RAW DATA
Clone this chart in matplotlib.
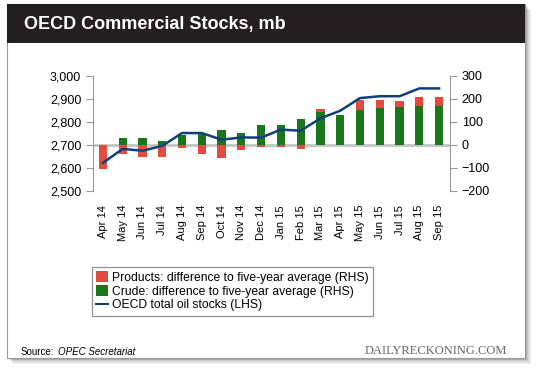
import matplotlib
matplotlib.use('Agg')
import matplotlib.pyplot as plt
from matplotlib.patches import Rectangle, Patch
from matplotlib.lines import Line2D

plt.rcParams['font.family'] = ['Liberation Sans', 'DejaVu Sans']

months = ['Apr 14', 'May 14', 'Jun 14', 'Jul 14', 'Aug 14', 'Sep 14', 'Oct 14',
          'Nov 14', 'Dec 14', 'Jan 15', 'Feb 15', 'Mar 15', 'Apr 15', 'May 15',
          'Jun 15', 'Jul 15', 'Aug 15', 'Sep 15']
crude = [0, 30, 30, 16, 43, 52, 67, 52, 87, 86, 112, 145, 132, 152, 162, 167, 168, 168]
products = [-104, -39, -52, -52, -13, -39, -58, -20, -9, -10, -19, 12, 0, 42, 32, 23, 42, 42]
total_stocks = [2622, 2683, 2675, 2696, 2752, 2752, 2723, 2733, 2732, 2767, 2762,
                2816, 2849, 2904, 2912, 2912, 2946, 2946]

RED = '#e34b3f'
GREEN = '#1a761a'
BLUE = '#0d3f78'

fig = plt.figure(figsize=(5.4, 3.7), dpi=100)
W, H = 540.0, 370.0

def box(x0, y0, x1, y1, **kw):
    # pixel coords, y from top
    return Rectangle((x0 / W, 1 - y1 / H), (x1 - x0) / W, (y1 - y0) / H,
                     transform=fig.transFigure, **kw)

# card with a soft shadow
for i, a in enumerate([0.06, 0.08, 0.10, 0.14]):
    off = 6 - i * 1.3
    fig.patches.append(box(7 + off, 4 + off, 525 + off, 358 + off,
                           facecolor='black', alpha=a, edgecolor='none', zorder=0))
fig.patches.append(box(7, 4, 525, 358, facecolor='white', edgecolor='#9a9a9a',
                       linewidth=0.8, zorder=1))
fig.patches.append(box(7, 4, 525, 43, facecolor='#231f20', edgecolor='none', zorder=2))
fig.text(24 / W, 1 - 24 / H, 'OECD Commercial Stocks, mb', color='white',
         fontsize=13, fontweight='bold', va='center', ha='left', zorder=3)

ax = fig.add_axes([93 / W, 1 - 191 / H, (450 - 93) / W, (191 - 76) / H])
ax2 = ax.twinx()
ax.set_zorder(3)
ax2.set_zorder(2)
ax.patch.set_visible(False)
ax2.patch.set_visible(False)

x = list(range(len(months)))
ax2.axhline(0, color='#c4c4c4', linewidth=2, zorder=1)
ax2.bar(x, crude, width=0.42, color=GREEN, edgecolor='none', zorder=2)
ax2.bar(x, [p if p > 0 else 0 for p in products], width=0.42, bottom=crude,
        color=RED, edgecolor='none', zorder=2)
ax2.bar(x, [p if p < 0 else 0 for p in products], width=0.42,
        color=RED, edgecolor='none', zorder=2)
ax.plot(x, total_stocks, color=BLUE, linewidth=1.8, zorder=4)

ax.set_ylim(2500, 3000)
ax2.set_ylim(-200, 300)
ax.set_xlim(-0.5, 17.55)
ax.set_yticks(range(2500, 3001, 100))
ax.set_yticklabels([f'{v:,}' for v in range(2500, 3001, 100)])
ax2.set_yticks(range(-200, 301, 100))
ax.set_xticks(x)
ax.set_xticklabels(months, rotation=90)

for a in (ax, ax2):
    for s in ('top', 'bottom'):
        a.spines[s].set_visible(False)
ax.spines['right'].set_visible(False)
ax2.spines['left'].set_visible(False)
ax.spines['left'].set_color('#999999')
ax2.spines['right'].set_color('#999999')
ax.tick_params(axis='y', colors='#999999', labelcolor='black', labelsize=9, length=5, width=0.8)
ax2.tick_params(axis='y', colors='#999999', labelcolor='black', labelsize=9, length=5, width=0.8)
ax.tick_params(axis='x', length=0, labelsize=8, pad=10)

handles = [Patch(facecolor=RED, edgecolor='none'),
           Patch(facecolor=GREEN, edgecolor='none'),
           Line2D([], [], color=BLUE, linewidth=1.5)]
labels = ['Products: difference to five-year average (RHS)',
          'Crude: difference to five-year average (RHS)',
          'OECD total oil stocks (LHS)']
leg = fig.legend(handles, labels, loc='upper left',
                 bbox_to_anchor=(92 / W, 1 - 267 / H), fontsize=8.7, frameon=True,
                 fancybox=False, handlelength=1.0, handleheight=1.0,
                 handletextpad=0.3, labelspacing=0.1, borderpad=0.35,
                 borderaxespad=0)
leg.get_frame().set_edgecolor('#777777')
leg.get_frame().set_linewidth(0.9)
leg.set_zorder(5)

fig.text(21 / W, 1 - 352 / H, 'Source:', fontsize=7, va='center', ha='left', zorder=5)
fig.text(58 / W, 1 - 352 / H, 'OPEC Secretariat', fontsize=7, style='italic',
         va='center', ha='left', zorder=5)
fig.text(507 / W, 1 - 351 / H, 'DAILYRECKONING.COM', fontsize=9,
         family=['Liberation Serif', 'DejaVu Serif'], color='#666666',
         va='center', ha='right', zorder=5)

fig.savefig('out.png', dpi=100)
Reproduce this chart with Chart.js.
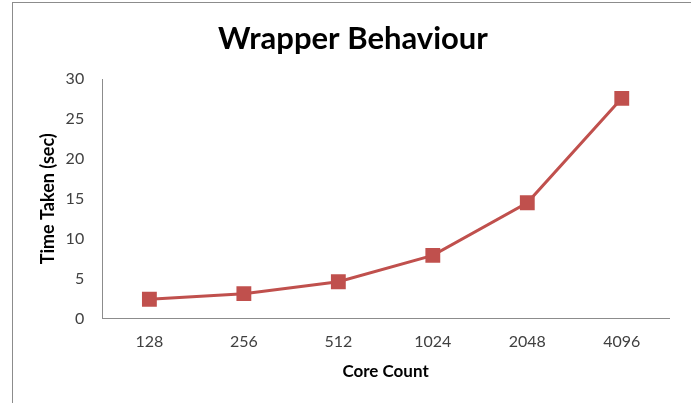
<!DOCTYPE html>
<html>
<head>
<meta charset="utf-8">
<script src="https://cdn.jsdelivr.net/npm/chart.js@4"></script>
<style>
  html, body { margin: 0; padding: 0; background: #fff; }
  #wrap { position: relative; width: 691px; height: 403px; overflow: hidden; }
  #frame { position: absolute; left: 12px; top: 2px; width: 700px; height: 500px; border: 1px solid #8c8c8c; box-sizing: border-box; }
  canvas { position: absolute; left: 0; top: 0; }
</style>
</head>
<body>
<div id="wrap">
  <div id="frame"></div>
  <canvas id="c" width="691" height="403"></canvas>
</div>
<script>
const categories = ["128", "256", "512", "1024", "2048", "4096"];
const timeTaken = [2.4, 3.1, 4.6, 7.9, 14.5, 27.6];
const yTicks = [0, 5, 10, 15, 20, 25, 30];

const FONT = "Lato, 'Open Sans', sans-serif";

new Chart(document.getElementById('c'), {
  type: 'line',
  data: {
    labels: categories,
    datasets: [{
      label: 'Time Taken',
      data: timeTaken,
      borderColor: '#C0504D',
      backgroundColor: '#C0504D',
      borderWidth: 3,
      pointStyle: 'rect',
      pointRadius: 10.5,
      pointHoverRadius: 10.5,
      pointBorderWidth: 0,
      tension: 0,
      fill: false
    }]
  },
  options: {
    responsive: false,
    animation: false,
    devicePixelRatio: 1,
    layout: { padding: { left: 37, right: 22, top: 12, bottom: 21 } },
    plugins: {
      legend: { display: false },
      tooltip: { enabled: false },
      title: {
        display: true,
        text: 'Wrapper Behaviour',
        color: '#000',
        font: { family: FONT, size: 31, weight: 'bold' },
        padding: { top: 8, bottom: 22 }
      }
    },
    scales: {
      x: {
        offset: true,
        grid: { display: false, drawTicks: false },
        border: { display: true, color: '#8c8c8c', width: 1 },
        ticks: { color: '#404040', font: { family: FONT, size: 16 }, padding: 14 },
        title: {
          display: true, text: 'Core Count', color: '#000',
          font: { family: FONT, size: 17, weight: 'bold' },
          padding: { top: -4, bottom: 0 }
        }
      },
      y: {
        min: 0, max: 30,
        afterBuildTicks: (axis) => { axis.ticks = yTicks.map(v => ({ value: v })); },
        grid: { display: false, drawTicks: false },
        border: { display: true, color: '#8c8c8c', width: 1 },
        ticks: { color: '#404040', font: { family: FONT, size: 16 }, padding: 18 },
        title: {
          display: true, text: 'Time Taken (sec)', color: '#000',
          font: { family: FONT, size: 18, weight: 'bold' },
          padding: { top: 0, bottom: -11 }
        }
      }
    }
  }
});
</script>
</body>
</html>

TASK DESCRIPTION
From the opening line of the entries above to the line containing "transform=fig.transFigure, **kw)", please transcribe each line exactly, skipping every picture.

RIGHT ANSWER
Clone this chart in matplotlib.
import matplotlib
matplotlib.use('Agg')
import matplotlib.pyplot as plt
from matplotlib.patches import Rectangle, Patch
from matplotlib.lines import Line2D

plt.rcParams['font.family'] = ['Liberation Sans', 'DejaVu Sans']

months = ['Apr 14', 'May 14', 'Jun 14', 'Jul 14', 'Aug 14', 'Sep 14', 'Oct 14',
          'Nov 14', 'Dec 14', 'Jan 15', 'Feb 15', 'Mar 15', 'Apr 15', 'May 15',
          'Jun 15', 'Jul 15', 'Aug 15', 'Sep 15']
crude = [0, 30, 30, 16, 43, 52, 67, 52, 87, 86, 112, 145, 132, 152, 162, 167, 168, 168]
products = [-104, -39, -52, -52, -13, -39, -58, -20, -9, -10, -19, 12, 0, 42, 32, 23, 42, 42]
total_stocks = [2622, 2683, 2675, 2696, 2752, 2752, 2723, 2733, 2732, 2767, 2762,
                2816, 2849, 2904, 2912, 2912, 2946, 2946]

RED = '#e34b3f'
GREEN = '#1a761a'
BLUE = '#0d3f78'

fig = plt.figure(figsize=(5.4, 3.7), dpi=100)
W, H = 540.0, 370.0

def box(x0, y0, x1, y1, **kw):
    # pixel coords, y from top
    return Rectangle((x0 / W, 1 - y1 / H), (x1 - x0) / W, (y1 - y0) / H,
                     transform=fig.transFigure, **kw)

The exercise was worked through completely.